Fornication leads to murder. The first time I read this statement was, I think, in the life of a certain saint who after early victories over lustful passion had suddenly succumbed when visited by a young woman, whom he then, overcome by his shame, murdered and threw into a river. The hagiographer then comments: “and so as often happens, fornication leads to murder.” At that time, this statement seemed to me to be a gross overgeneralization.
And so, as I am inclined to do, I went to the Scripture to see if such a principle is evidenced there. To my surprise it was (when I will stop being surprised that the Fathers of the Church know the scriptures better than I do?). The first bigamist, Lamech, becomes the second murder after Cain. The Children of Israel are seduced into fornication and a plague spreads through the camp, abated only by Phinehas’s murder of a fornicating man and woman. King David’s adultery with Bathsheba leads to the murder of Uriah. Amnon’s rape of Tamar leads not only to Absalom’s murder of Amnon, but to civil war. And in our time, there is the unprecedented rate of human abortion following closely on the heals of the sexual revolution. The philosophy “Make love, not war” has resulted in more deaths than all of the wars together. There indeed does seem to be a pattern. Fornication leads to murder.
And yet such a statement afflicts our mind. “No!” we protest. “Not all sex outside marriage leads to murder.” “No! Something so beautiful as loving, consensual sex between two adults cannot and does not carry the seeds of murder just because the couple are not married!” “I cannot accept that!” This is what our minds scream. Nevertheless, it is what the Scripture and the Saints reveal to us about the fallen human condition.
In the case of Amnon’s rape of his half sister Tamar, there is an interesting line (the whole story is found in 2 Samuel/2 Kingdoms 13). Amnon becomes sick, his love for Tamar is so great. Yet once he has forced her to lie with him, the Scripture says, “Then Amnon hated her exceedingly, so much so that the intense hatred he bore against her was greater than the love with which he at first loved her.” This phenomenon of intense romantic love being very close to intense hatred has not only been noted in the Scripture. Secular literature is full of examples of intense love switching to intense hate, spurned lovers hating, even murdering, their former lovers or spending their life hating and blaming the one they had once so intensely loved. Both uncontrolled desire (often called love) and uncontrolled anger (often called hate) come from the same source in the sick soul. Once one despises God’s law sufficiently to be seduced by the first, it is a small step to be driven by the second.

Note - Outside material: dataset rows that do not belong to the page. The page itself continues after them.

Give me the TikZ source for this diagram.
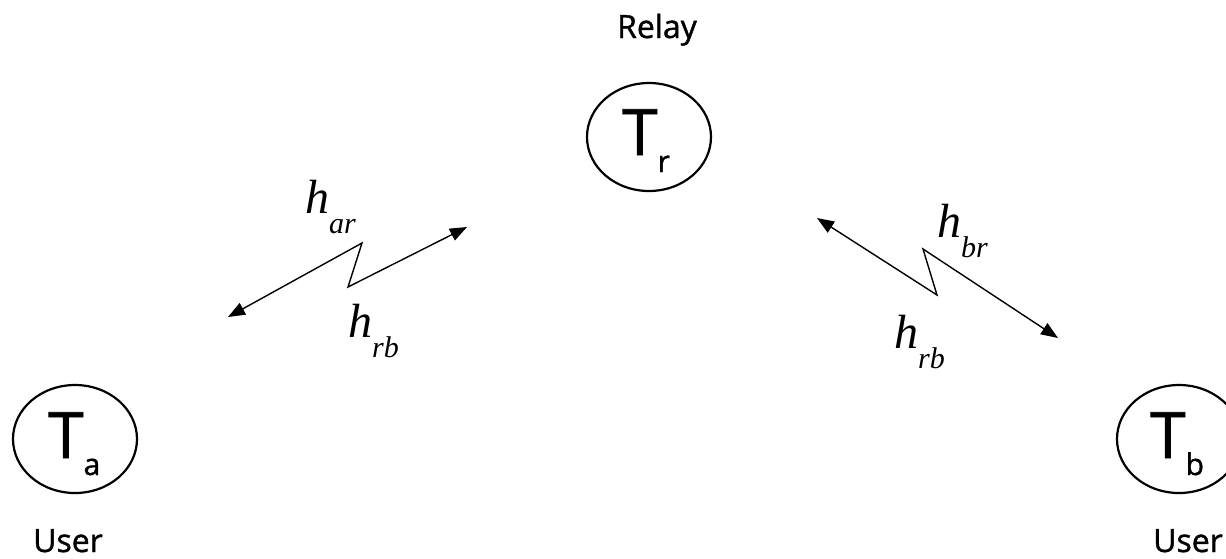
\documentclass[tikz,border=0pt]{standalone}
\usepackage{fontspec}
\setmainfont{Open Sans}
\newfontfamily\comic[FakeBold=1.2]{Open Sans}
\newfontfamily\tnr{Liberation Serif}
\usetikzlibrary{arrows.meta,shapes.geometric}
\tikzset{
  term/.style={draw, ellipse, line width=2.2pt, minimum width=124pt, minimum height=108pt, inner sep=0pt},
  ttext/.style={anchor=base west, inner sep=0pt},
  caption/.style={anchor=base, inner sep=0pt, font=\comic\fontsize{32}{32}\selectfont},
  chlabel/.style={anchor=base west, inner sep=0pt},
  link/.style={line width=1.4pt, {Triangle[length=17pt,width=13pt]}-{Triangle[length=17pt,width=13pt]}}
}
\newcommand{\tsym}[1]{\comic\fontsize{64}{64}\selectfont T\raisebox{-17pt}{\fontsize{30}{30}\selectfont #1}}
\newcommand{\hsym}[1]{\tnr\itshape\fontsize{48}{48}\selectfont h\raisebox{-20pt}{\fontsize{30}{30}\selectfont #1}}
\begin{document}
\begin{tikzpicture}[x=1pt,y=-1pt]
\useasboundingbox (0,0) rectangle (1226,558);
% terminals
\node[term] (Tr) at (649,137) {};
\node[term] (Ta) at (75,439) {};
\node[term] (Tb) at (1179,439) {};
\node[ttext] (tr) at ([shift={(-27,18)}]Tr.center) {\tsym{r}};
\node[ttext] (ta) at ([shift={(-27,19)}]Ta.center) {\tsym{a}};
\node[ttext] (tb) at ([shift={(-29,19)}]Tb.center) {\tsym{b}};
% captions
\node[caption] (relay) at (657,38) {Relay};
\node[caption] (usera) at (68,552) {User};
\node[caption] (userb) at (1188,552) {User};
% left link
\coordinate (la) at (228,317);
\coordinate (lz1) at (362,243);
\coordinate (lz2) at (348,287);
\coordinate (lb) at (467,227);
\draw[link, line join=miter] (la) -- (lz1) -- (lz2) -- (lb);
% right link
\coordinate (ra) at (817,218);
\coordinate (rz1) at (937,295);
\coordinate (rz2) at (923,249);
\coordinate (rb) at (1058,338);
\draw[link, line join=miter] (ra) -- (rz1) -- (rz2) -- (rb);
% channel labels
\node[chlabel] (har) at (305,213) {\hsym{ar}};
\node[chlabel] (hrb1) at (348,337) {\hsym{rb}};
\node[chlabel] (hbr) at (937,237) {\hsym{br}};
\node[chlabel] (hrb2) at (894,348) {\hsym{rb}};
\end{tikzpicture}
\end{document}
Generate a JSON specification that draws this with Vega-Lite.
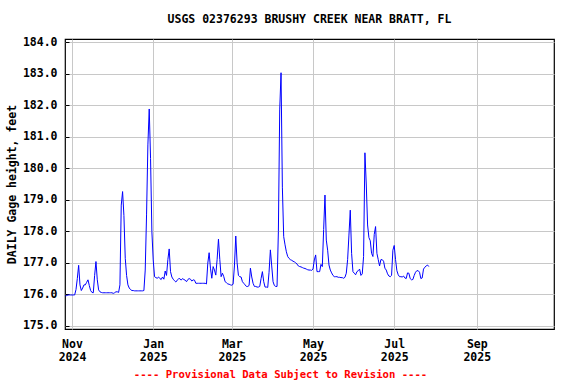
{
  "$schema": "https://vega.github.io/schema/vega-lite/v6.json",
  "width": 489,
  "height": 290,
  "autosize": "none",
  "padding": {"left": 65, "top": 39, "right": 22, "bottom": 55},
  "background": "white",
  "title": {
    "text": "USGS 02376293 BRUSHY CREEK NEAR BRATT, FL",
    "font": "DejaVu Sans Mono",
    "fontSize": 11.5,
    "fontWeight": "bold",
    "color": "black",
    "anchor": "middle",
    "offset": 11
  },
  "config": {
    "view": {"stroke": "black", "strokeWidth": 1.2}
  },
  "data": {
    "values": [
      {"d":"2024-10-27","v":175.95},{"d":"2024-10-28","v":175.96},{"d":"2024-10-29","v":175.98},{"d":"2024-10-30","v":175.98},{"d":"2024-10-31","v":175.98},
      {"d":"2024-11-01","v":175.98},{"d":"2024-11-02","v":175.98},{"d":"2024-11-03","v":175.98},{"d":"2024-11-04","v":176.15},{"d":"2024-11-05","v":176.5},
      {"d":"2024-11-06","v":176.92},{"d":"2024-11-07","v":176.3},{"d":"2024-11-08","v":176.12},{"d":"2024-11-09","v":176.2},{"d":"2024-11-10","v":176.3},
      {"d":"2024-11-11","v":176.3},{"d":"2024-11-12","v":176.38},{"d":"2024-11-13","v":176.46},{"d":"2024-11-14","v":176.28},{"d":"2024-11-15","v":176.12},
      {"d":"2024-11-16","v":176.06},{"d":"2024-11-17","v":176.05},{"d":"2024-11-18","v":176.6},{"d":"2024-11-19","v":177.04},{"d":"2024-11-20","v":176.46},
      {"d":"2024-11-21","v":176.14},{"d":"2024-11-22","v":176.08},{"d":"2024-11-23","v":176.06},{"d":"2024-11-24","v":176.05},{"d":"2024-11-25","v":176.05},
      {"d":"2024-11-26","v":176.05},{"d":"2024-11-27","v":176.05},{"d":"2024-11-28","v":176.05},{"d":"2024-11-29","v":176.05},{"d":"2024-11-30","v":176.05},
      {"d":"2024-12-01","v":176.05},{"d":"2024-12-02","v":176.03},{"d":"2024-12-03","v":176.05},{"d":"2024-12-04","v":176.08},{"d":"2024-12-05","v":176.08},
      {"d":"2024-12-06","v":176.06},{"d":"2024-12-07","v":176.3},{"d":"2024-12-08","v":178.83},{"d":"2024-12-09","v":179.26},{"d":"2024-12-10","v":178.5},
      {"d":"2024-12-11","v":177.14},{"d":"2024-12-12","v":176.6},{"d":"2024-12-13","v":176.3},{"d":"2024-12-14","v":176.2},{"d":"2024-12-15","v":176.15},
      {"d":"2024-12-16","v":176.12},{"d":"2024-12-17","v":176.12},{"d":"2024-12-18","v":176.11},{"d":"2024-12-19","v":176.11},{"d":"2024-12-20","v":176.11},
      {"d":"2024-12-21","v":176.11},{"d":"2024-12-22","v":176.11},{"d":"2024-12-23","v":176.11},{"d":"2024-12-24","v":176.11},{"d":"2024-12-25","v":176.12},
      {"d":"2024-12-26","v":176.77},{"d":"2024-12-27","v":178.52},{"d":"2024-12-28","v":180.74},{"d":"2024-12-29","v":181.88},{"d":"2024-12-30","v":180.31},
      {"d":"2024-12-31","v":177.99},{"d":"2025-01-01","v":177.09},{"d":"2025-01-02","v":176.56},{"d":"2025-01-03","v":176.53},{"d":"2025-01-04","v":176.51},
      {"d":"2025-01-05","v":176.55},{"d":"2025-01-06","v":176.5},{"d":"2025-01-07","v":176.47},{"d":"2025-01-08","v":176.55},{"d":"2025-01-09","v":176.48},
      {"d":"2025-01-10","v":176.74},{"d":"2025-01-11","v":176.6},{"d":"2025-01-12","v":177.1},{"d":"2025-01-13","v":177.44},{"d":"2025-01-14","v":176.72},
      {"d":"2025-01-15","v":176.55},{"d":"2025-01-16","v":176.48},{"d":"2025-01-17","v":176.43},{"d":"2025-01-18","v":176.39},{"d":"2025-01-19","v":176.45},
      {"d":"2025-01-20","v":176.49},{"d":"2025-01-21","v":176.5},{"d":"2025-01-22","v":176.45},{"d":"2025-01-23","v":176.5},{"d":"2025-01-24","v":176.47},
      {"d":"2025-01-25","v":176.45},{"d":"2025-01-26","v":176.4},{"d":"2025-01-27","v":176.47},{"d":"2025-01-28","v":176.5},{"d":"2025-01-29","v":176.48},
      {"d":"2025-01-30","v":176.42},{"d":"2025-01-31","v":176.46},{"d":"2025-02-01","v":176.45},{"d":"2025-02-02","v":176.35},{"d":"2025-02-03","v":176.35},
      {"d":"2025-02-04","v":176.35},{"d":"2025-02-05","v":176.35},{"d":"2025-02-06","v":176.35},{"d":"2025-02-07","v":176.35},{"d":"2025-02-08","v":176.35},
      {"d":"2025-02-09","v":176.35},{"d":"2025-02-10","v":176.33},{"d":"2025-02-11","v":176.99},{"d":"2025-02-12","v":177.32},{"d":"2025-02-13","v":176.83},
      {"d":"2025-02-14","v":176.51},{"d":"2025-02-15","v":176.88},{"d":"2025-02-16","v":176.77},{"d":"2025-02-17","v":176.61},{"d":"2025-02-18","v":177.11},
      {"d":"2025-02-19","v":177.75},{"d":"2025-02-20","v":177.11},{"d":"2025-02-21","v":176.56},{"d":"2025-02-22","v":176.67},{"d":"2025-02-23","v":176.56},
      {"d":"2025-02-24","v":176.4},{"d":"2025-02-25","v":176.37},{"d":"2025-02-26","v":176.33},{"d":"2025-02-27","v":176.32},{"d":"2025-02-28","v":176.3},
      {"d":"2025-03-01","v":176.29},{"d":"2025-03-02","v":176.32},{"d":"2025-03-03","v":176.9},{"d":"2025-03-04","v":177.85},{"d":"2025-03-05","v":177.0},
      {"d":"2025-03-06","v":176.6},{"d":"2025-03-07","v":176.56},{"d":"2025-03-08","v":176.55},{"d":"2025-03-09","v":176.4},{"d":"2025-03-10","v":176.35},
      {"d":"2025-03-11","v":176.3},{"d":"2025-03-12","v":176.25},{"d":"2025-03-13","v":176.25},{"d":"2025-03-14","v":176.28},{"d":"2025-03-15","v":176.83},
      {"d":"2025-03-16","v":176.55},{"d":"2025-03-17","v":176.35},{"d":"2025-03-18","v":176.25},{"d":"2025-03-19","v":176.25},{"d":"2025-03-20","v":176.23},
      {"d":"2025-03-21","v":176.23},{"d":"2025-03-22","v":176.25},{"d":"2025-03-23","v":176.5},{"d":"2025-03-24","v":176.72},{"d":"2025-03-25","v":176.4},
      {"d":"2025-03-26","v":176.23},{"d":"2025-03-27","v":176.23},{"d":"2025-03-28","v":176.22},{"d":"2025-03-29","v":176.7},{"d":"2025-03-30","v":177.41},
      {"d":"2025-03-31","v":176.9},{"d":"2025-04-01","v":176.4},{"d":"2025-04-02","v":176.28},{"d":"2025-04-03","v":176.25},{"d":"2025-04-04","v":176.25},
      {"d":"2025-04-05","v":178.0},{"d":"2025-04-06","v":181.85},{"d":"2025-04-07","v":183.03},{"d":"2025-04-08","v":179.4},{"d":"2025-04-09","v":177.83},
      {"d":"2025-04-10","v":177.57},{"d":"2025-04-11","v":177.35},{"d":"2025-04-12","v":177.2},{"d":"2025-04-13","v":177.14},{"d":"2025-04-14","v":177.1},
      {"d":"2025-04-15","v":177.08},{"d":"2025-04-16","v":177.05},{"d":"2025-04-17","v":177.03},{"d":"2025-04-18","v":177.0},{"d":"2025-04-19","v":176.96},
      {"d":"2025-04-20","v":176.9},{"d":"2025-04-21","v":176.88},{"d":"2025-04-22","v":176.87},{"d":"2025-04-23","v":176.85},{"d":"2025-04-24","v":176.83},
      {"d":"2025-04-25","v":176.82},{"d":"2025-04-26","v":176.8},{"d":"2025-04-27","v":176.78},{"d":"2025-04-28","v":176.77},{"d":"2025-04-29","v":176.77},
      {"d":"2025-04-30","v":176.76},{"d":"2025-05-01","v":176.8},{"d":"2025-05-02","v":177.09},{"d":"2025-05-03","v":177.25},{"d":"2025-05-04","v":176.72},
      {"d":"2025-05-05","v":176.72},{"d":"2025-05-06","v":176.72},{"d":"2025-05-07","v":176.95},{"d":"2025-05-08","v":176.88},{"d":"2025-05-09","v":178.06},
      {"d":"2025-05-10","v":179.15},{"d":"2025-05-11","v":177.72},{"d":"2025-05-12","v":177.4},{"d":"2025-05-13","v":176.93},{"d":"2025-05-14","v":176.77},
      {"d":"2025-05-15","v":176.68},{"d":"2025-05-16","v":176.6},{"d":"2025-05-17","v":176.56},{"d":"2025-05-18","v":176.56},{"d":"2025-05-19","v":176.56},
      {"d":"2025-05-20","v":176.54},{"d":"2025-05-21","v":176.54},{"d":"2025-05-22","v":176.53},{"d":"2025-05-23","v":176.53},{"d":"2025-05-24","v":176.51},
      {"d":"2025-05-25","v":176.54},{"d":"2025-05-26","v":176.67},{"d":"2025-05-27","v":177.1},{"d":"2025-05-28","v":177.88},{"d":"2025-05-29","v":178.67},
      {"d":"2025-05-30","v":177.3},{"d":"2025-05-31","v":176.72},{"d":"2025-06-01","v":176.67},{"d":"2025-06-02","v":176.62},{"d":"2025-06-03","v":176.72},
      {"d":"2025-06-04","v":176.75},{"d":"2025-06-05","v":176.8},{"d":"2025-06-06","v":176.6},{"d":"2025-06-07","v":176.65},{"d":"2025-06-08","v":177.2},
      {"d":"2025-06-09","v":180.49},{"d":"2025-06-10","v":179.5},{"d":"2025-06-11","v":178.2},{"d":"2025-06-12","v":177.8},{"d":"2025-06-13","v":177.7},
      {"d":"2025-06-14","v":177.3},{"d":"2025-06-15","v":177.2},{"d":"2025-06-16","v":177.9},{"d":"2025-06-17","v":178.15},{"d":"2025-06-18","v":177.3},
      {"d":"2025-06-19","v":177.1},{"d":"2025-06-20","v":176.9},{"d":"2025-06-21","v":177.1},{"d":"2025-06-22","v":177.1},{"d":"2025-06-23","v":177.05},
      {"d":"2025-06-24","v":176.83},{"d":"2025-06-25","v":176.77},{"d":"2025-06-26","v":176.65},{"d":"2025-06-27","v":176.58},{"d":"2025-06-28","v":176.56},
      {"d":"2025-06-29","v":176.6},{"d":"2025-06-30","v":177.4},{"d":"2025-07-01","v":177.55},{"d":"2025-07-02","v":177.1},{"d":"2025-07-03","v":176.75},
      {"d":"2025-07-04","v":176.62},{"d":"2025-07-05","v":176.56},{"d":"2025-07-06","v":176.56},{"d":"2025-07-07","v":176.55},{"d":"2025-07-08","v":176.58},
      {"d":"2025-07-09","v":176.52},{"d":"2025-07-10","v":176.5},{"d":"2025-07-11","v":176.68},{"d":"2025-07-12","v":176.67},{"d":"2025-07-13","v":176.5},
      {"d":"2025-07-14","v":176.46},{"d":"2025-07-15","v":176.47},{"d":"2025-07-16","v":176.6},{"d":"2025-07-17","v":176.7},{"d":"2025-07-18","v":176.75},
      {"d":"2025-07-19","v":176.75},{"d":"2025-07-20","v":176.7},{"d":"2025-07-21","v":176.5},{"d":"2025-07-22","v":176.52},{"d":"2025-07-23","v":176.8},
      {"d":"2025-07-24","v":176.86},{"d":"2025-07-25","v":176.9},{"d":"2025-07-26","v":176.93},{"d":"2025-07-27","v":176.88}
    ]
  },
  "mark": {"type": "line", "color": "#0000ff", "strokeWidth": 1, "interpolate": "linear"},
  "encoding": {
    "x": {
      "field": "d",
      "type": "temporal",
      "scale": {
        "type": "utc",
        "domain": [
          {"year": 2024, "month": 10, "date": 26, "hours": 18, "utc": true},
          {"year": 2025, "month": 10, "date": 29, "utc": true}
        ]
      },
      "axis": {
        "values": [
          {"year": 2024, "month": 11, "date": 1, "utc": true},
          {"year": 2025, "month": 1, "date": 1, "utc": true},
          {"year": 2025, "month": 3, "date": 1, "utc": true},
          {"year": 2025, "month": 5, "date": 1, "utc": true},
          {"year": 2025, "month": 7, "date": 1, "utc": true},
          {"year": 2025, "month": 9, "date": 1, "utc": true}
        ],
        "labelExpr": "[utcFormat(datum.value, '%b'), utcFormat(datum.value, '%Y')]",
        "grid": true,
        "gridColor": "#c8c8c8",
        "gridWidth": 1,
        "gridOpacity": 1,
        "ticks": false,
        "domain": false,
        "labelFont": "DejaVu Sans Mono",
        "labelFontWeight": "bold",
        "labelFontSize": 11.5,
        "labelColor": "black",
        "labelPadding": 9.5,
        "labelLineHeight": 12.5,
        "labelOverlap": false,
        "labelFlush": false,
        "title": "---- Provisional Data Subject to Revision ----",
        "titleColor": "#ff0000",
        "titleFont": "DejaVu Sans Mono",
        "titleFontWeight": "bold",
        "titleFontSize": 10.6,
        "titleX": 215,
        "titleY": 45.5,
        "titleBaseline": "middle",
        "titleAlign": "center",
        "titleAnchor": null
      }
    },
    "y": {
      "field": "v",
      "type": "quantitative",
      "scale": {"domain": [174.9, 184.1], "nice": false, "zero": false},
      "axis": {
        "values": [175, 176, 177, 178, 179, 180, 181, 182, 183, 184],
        "format": ".1f",
        "grid": true,
        "gridColor": "#c8c8c8",
        "gridWidth": 1,
        "gridOpacity": 1,
        "ticks": true,
        "tickSize": -4,
        "tickColor": "black",
        "domain": false,
        "labelFont": "DejaVu Sans Mono",
        "labelFontWeight": "bold",
        "labelFontSize": 11.5,
        "labelColor": "black",
        "labelPadding": 12,
        "labelOverlap": false,
        "labelFlush": false,
        "title": "DAILY Gage height, feet",
        "titleColor": "black",
        "titleFont": "DejaVu Sans Mono",
        "titleFontWeight": "bold",
        "titleFontSize": 11.5,
        "titleX": -53,
        "titleY": 145,
        "titleAngle": -90,
        "titleAlign": "center",
        "titleBaseline": "middle"
      }
    }
  }
}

And today, as we remember the beheading of St. John the Baptist, we are reminded of yet another example of fornication leading to murder. As in all cases, the connection is not linear. “A” does not always pass through “B” and then “C” or any other set of predictable steps to “Z.” Herodias was bitter against John for rebuking her for her adulterous relationship with King Herod, her brother-in-law. She was holding a grudge and abiding her time. The time came when Herodias’ daughter danced for the King at a drunken birthday bash. The King foolishly promised the girl any reward she asked for. At her mother’s bidding, she asked for John the Baptist’s head on a platter. Fornication led to murder. It took a circuitous route, it often does. Sometimes it doesn’t. It’s unpredictable. That’s why it is easy for us to dismiss, despite the saints, despite the scripture, despite the testimony of secular literature, despite millions of abortions. No, we cannot easily accept that we are the murderers, that what feels so right leads to death.
I saw a wonderful movie a couple a days ago on Netflix, My Afternoons with Margueritte (French with English subtitles). The main character is the child of passion. He is not murdered, physically, only psychologically. His single mother is so wounded and unsupported that she cannot, it seems, do anything but hate her child. But this story has a happy ending. Grace appears in the form of a very old lady named Margueritte (with two t’s).
Grace appears in every life. God abandons no one. The vicious cycle of abuse and seduction and hatred can be broken in Christ–if we want to be free, if we are willing to humble ourselves, listen, learn, repent. No, it is not easy. Yes, we make mistakes and fail along the way. But God is faithful, even when we are not. His Grace is sufficient. His Grace will help us. His Grace will guide us as much as we are willing to guided.
I’ve found, in my 1.5 year conversion to Orthodoxy that’s it is full of these statements that at first my mind always shouts ‘NO!’ Then. After *actually sitting down to read or pray* the statements are invariably valid. The first hurdle was the semantic reordering of how I understood passion vs Passions. Again with the Jesus prayer of the heart (I mean, how could I possibly be such a sinner!? I’m an ok dude)
And on and on. Always at first encountering a wall in my own mind. Then gently eroding that wall and by shutting down the ego and letting God do work on me. Always for the better.
This article jumped out at me with such an internal wall.